The WIPP Land Withdrawal Act requires DOE to seek recertification every five years to ensure the site’s compliance with federal radioactive waste disposal requirements, according to an executive summary of the application. The package provides new data on the underground repository, its waste inventory, and key changes since the last update. The site was first certified for permanent disposal of transuranic waste in 1998.
The Environmental Protection Agency can “modify, revise, or suspend” the certification, EPA supervisory environmental scientist Thomas Peake said Tuesday during a two-day meeting in Washington, D.C., of the National Academies’ Nuclear and Radiation Studies Board.
The EPA has six months to take action after it decides the application is complete, Peake said.
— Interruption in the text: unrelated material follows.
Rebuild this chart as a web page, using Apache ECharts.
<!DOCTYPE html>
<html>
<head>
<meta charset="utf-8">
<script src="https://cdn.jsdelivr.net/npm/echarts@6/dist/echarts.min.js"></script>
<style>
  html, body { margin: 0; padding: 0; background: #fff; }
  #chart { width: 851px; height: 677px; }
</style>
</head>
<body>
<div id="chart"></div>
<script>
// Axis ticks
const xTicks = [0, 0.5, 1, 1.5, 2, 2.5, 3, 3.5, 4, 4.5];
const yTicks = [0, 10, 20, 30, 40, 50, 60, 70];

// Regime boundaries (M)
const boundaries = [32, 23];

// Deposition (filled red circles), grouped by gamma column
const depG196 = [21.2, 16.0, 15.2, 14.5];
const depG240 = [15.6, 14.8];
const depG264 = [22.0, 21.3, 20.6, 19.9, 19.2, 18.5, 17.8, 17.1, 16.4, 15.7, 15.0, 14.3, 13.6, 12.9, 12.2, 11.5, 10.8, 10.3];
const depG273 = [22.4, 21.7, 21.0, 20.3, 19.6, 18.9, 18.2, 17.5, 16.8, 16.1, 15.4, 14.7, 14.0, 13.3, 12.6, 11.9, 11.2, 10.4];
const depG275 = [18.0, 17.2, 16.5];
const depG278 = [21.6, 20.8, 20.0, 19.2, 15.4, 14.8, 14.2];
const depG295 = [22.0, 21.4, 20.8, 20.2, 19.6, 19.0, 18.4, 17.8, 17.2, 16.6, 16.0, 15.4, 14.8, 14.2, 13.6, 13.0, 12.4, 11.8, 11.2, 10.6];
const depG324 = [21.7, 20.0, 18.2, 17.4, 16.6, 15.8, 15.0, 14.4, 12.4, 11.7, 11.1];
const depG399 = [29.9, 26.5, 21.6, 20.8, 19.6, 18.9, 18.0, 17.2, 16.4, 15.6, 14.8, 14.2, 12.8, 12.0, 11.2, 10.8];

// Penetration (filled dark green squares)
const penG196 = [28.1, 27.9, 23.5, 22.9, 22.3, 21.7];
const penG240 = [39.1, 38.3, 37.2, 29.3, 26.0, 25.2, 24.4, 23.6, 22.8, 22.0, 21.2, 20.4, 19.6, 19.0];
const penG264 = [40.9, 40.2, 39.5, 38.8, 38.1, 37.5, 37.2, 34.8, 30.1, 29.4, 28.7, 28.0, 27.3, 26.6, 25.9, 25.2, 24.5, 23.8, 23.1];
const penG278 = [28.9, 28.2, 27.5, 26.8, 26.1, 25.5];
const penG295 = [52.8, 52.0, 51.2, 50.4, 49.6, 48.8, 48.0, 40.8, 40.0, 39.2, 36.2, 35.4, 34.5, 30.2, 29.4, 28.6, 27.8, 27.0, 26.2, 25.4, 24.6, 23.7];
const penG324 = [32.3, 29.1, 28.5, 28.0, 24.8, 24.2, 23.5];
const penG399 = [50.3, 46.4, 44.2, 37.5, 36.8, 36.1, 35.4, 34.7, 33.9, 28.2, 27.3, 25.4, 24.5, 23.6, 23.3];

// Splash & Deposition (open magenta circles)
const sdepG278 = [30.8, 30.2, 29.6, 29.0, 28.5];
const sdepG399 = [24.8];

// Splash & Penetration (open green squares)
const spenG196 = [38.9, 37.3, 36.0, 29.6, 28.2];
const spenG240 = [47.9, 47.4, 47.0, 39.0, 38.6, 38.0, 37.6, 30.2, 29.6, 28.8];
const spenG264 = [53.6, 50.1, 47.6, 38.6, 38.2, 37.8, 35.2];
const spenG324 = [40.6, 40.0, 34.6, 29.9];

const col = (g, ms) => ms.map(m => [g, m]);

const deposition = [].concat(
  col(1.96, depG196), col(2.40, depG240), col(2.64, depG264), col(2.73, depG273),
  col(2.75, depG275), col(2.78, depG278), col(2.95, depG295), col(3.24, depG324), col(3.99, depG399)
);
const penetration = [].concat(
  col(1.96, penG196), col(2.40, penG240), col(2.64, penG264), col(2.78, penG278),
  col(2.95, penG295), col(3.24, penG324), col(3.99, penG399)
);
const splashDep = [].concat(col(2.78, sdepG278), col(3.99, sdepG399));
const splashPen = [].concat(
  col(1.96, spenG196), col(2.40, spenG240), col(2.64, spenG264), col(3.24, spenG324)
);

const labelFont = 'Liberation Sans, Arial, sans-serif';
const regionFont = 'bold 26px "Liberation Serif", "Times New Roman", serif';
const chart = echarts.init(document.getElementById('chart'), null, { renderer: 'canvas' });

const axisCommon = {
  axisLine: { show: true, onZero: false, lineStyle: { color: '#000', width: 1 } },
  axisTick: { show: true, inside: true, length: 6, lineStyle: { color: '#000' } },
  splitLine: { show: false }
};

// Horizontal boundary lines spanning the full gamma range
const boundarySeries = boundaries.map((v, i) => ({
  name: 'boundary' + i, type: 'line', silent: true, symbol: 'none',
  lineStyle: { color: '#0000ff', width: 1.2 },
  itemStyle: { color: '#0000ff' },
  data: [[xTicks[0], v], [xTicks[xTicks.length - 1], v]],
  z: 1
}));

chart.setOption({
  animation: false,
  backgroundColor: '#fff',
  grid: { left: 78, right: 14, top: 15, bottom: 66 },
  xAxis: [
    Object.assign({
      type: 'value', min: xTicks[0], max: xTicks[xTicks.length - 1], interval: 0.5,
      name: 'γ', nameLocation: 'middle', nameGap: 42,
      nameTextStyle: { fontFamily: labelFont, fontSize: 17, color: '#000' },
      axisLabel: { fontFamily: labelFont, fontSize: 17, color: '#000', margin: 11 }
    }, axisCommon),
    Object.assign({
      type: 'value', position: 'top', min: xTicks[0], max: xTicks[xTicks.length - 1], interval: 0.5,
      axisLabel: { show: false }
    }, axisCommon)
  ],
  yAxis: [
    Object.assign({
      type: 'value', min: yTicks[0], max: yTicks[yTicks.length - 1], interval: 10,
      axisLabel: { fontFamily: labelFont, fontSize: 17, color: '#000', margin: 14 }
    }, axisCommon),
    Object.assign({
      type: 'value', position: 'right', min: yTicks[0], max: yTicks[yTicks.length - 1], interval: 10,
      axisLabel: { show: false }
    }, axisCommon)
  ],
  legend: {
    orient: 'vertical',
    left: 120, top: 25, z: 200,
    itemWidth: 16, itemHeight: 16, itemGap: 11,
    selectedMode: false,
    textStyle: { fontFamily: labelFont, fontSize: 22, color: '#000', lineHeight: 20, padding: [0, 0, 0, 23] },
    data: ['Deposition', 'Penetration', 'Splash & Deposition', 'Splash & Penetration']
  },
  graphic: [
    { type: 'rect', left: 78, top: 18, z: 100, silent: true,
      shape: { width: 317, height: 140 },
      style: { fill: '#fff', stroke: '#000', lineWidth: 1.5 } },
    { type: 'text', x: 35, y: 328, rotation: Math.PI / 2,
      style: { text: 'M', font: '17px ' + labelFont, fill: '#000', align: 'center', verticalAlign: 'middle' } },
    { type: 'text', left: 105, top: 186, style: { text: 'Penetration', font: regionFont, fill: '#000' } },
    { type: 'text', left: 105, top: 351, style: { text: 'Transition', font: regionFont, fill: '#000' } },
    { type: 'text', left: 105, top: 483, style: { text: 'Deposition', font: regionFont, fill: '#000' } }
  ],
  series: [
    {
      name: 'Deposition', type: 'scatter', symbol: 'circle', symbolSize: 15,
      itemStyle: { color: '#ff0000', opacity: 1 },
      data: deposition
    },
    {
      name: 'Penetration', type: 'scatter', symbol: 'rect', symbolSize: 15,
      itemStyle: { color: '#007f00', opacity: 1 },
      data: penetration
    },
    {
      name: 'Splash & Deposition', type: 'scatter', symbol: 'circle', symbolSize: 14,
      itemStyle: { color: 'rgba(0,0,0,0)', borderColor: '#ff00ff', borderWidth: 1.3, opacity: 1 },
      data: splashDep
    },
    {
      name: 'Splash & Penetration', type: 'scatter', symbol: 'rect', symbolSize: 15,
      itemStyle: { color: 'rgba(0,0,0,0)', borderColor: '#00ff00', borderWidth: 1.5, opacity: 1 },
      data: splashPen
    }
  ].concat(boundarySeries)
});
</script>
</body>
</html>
The National Academies panel is weighing the viability of DOE’s conceptual plans for disposing of surplus plutonium at WIPP under the U.S.-Russian 2000 Plutonium Management and Disposition Agreement.
The application before the EPA does not include a DOE plan for how WIPP would accommodate 34 metric tons of surplus plutonium, diluted and downblended into TRU waste. The Energy Department is pursuing “dilute and dispose” after last year canceling the Mixed Oxide Fuel Fabrication Facility at the Savannah River Site in South Carolina, which would have turned the material into nuclear reactor fuel.
This EPA is looking at DOE plans for a new ventilation shaft, along with additional waste-storage panels beyond the 10 already planned, Peake said. The EPA is looking at those plans as part of its recertification review.
The Energy Department filed its last application for WIPP in March 2014, the month after an underground radiation release forced the facility offline for about three years. The WIPP facility eventually received the recertification.